The latest: "The Weather Underground" about America's homegrown terrorists. (Again, keep in mind I scour video stores for romantic comedies, never this shit. This is purely a function of direct mail.)
The Weathermen were educated white kids who had given up on civil disobedience and were impatient to end Vietnam. About 20 or 30 of them decided that all Americans were worthy targets for violence because the populace, in their silence, were culpable in killing and massacres in Southeast Asia -- particularly since they weren't actively and violently resisting the government. The Weathermen were ready to kill lots of innocent people until a bomb accidentally went off in a rowhouse, killing three of their own. This glitch in fate led them to rethink things. They decided not to kill innocent people. Such dumbasses. Apparently they hadn't thought through the emotional ramifications of killing people.
How do you have empathy for people millions of miles away and not for the people whose land you share? How do you have selective humanity? Dickheads.

Anyhow, all in all, I was humbled at how little I knew about the sixties and it begs the question: why is this stuff not taught in school? Or was it just my school?

But one thing: they got me on the culpability thing. I concede that point.
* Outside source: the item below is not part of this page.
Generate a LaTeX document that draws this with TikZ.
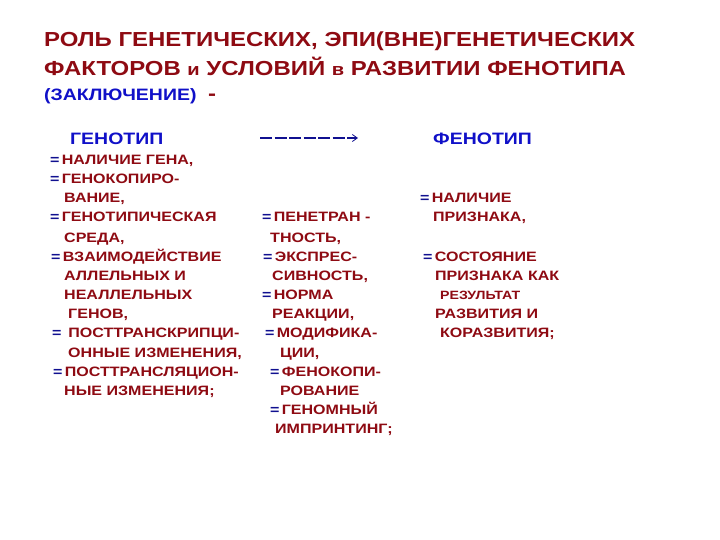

Finally, finally: curse all the sugar traders, profiteers, dealers and deliverers. I am sick of offices with chocolate at the ready. Enough already. That shit is poison.

Good good good night.

Saturday, October 7, 2006

"Get Your War On"

This guys was in New York in 2001 and 2002. Now he's got a deal with Rolling stone, his strip is being adapted into a play at Woolly Mammoth and he's trying his stand up. It's funny.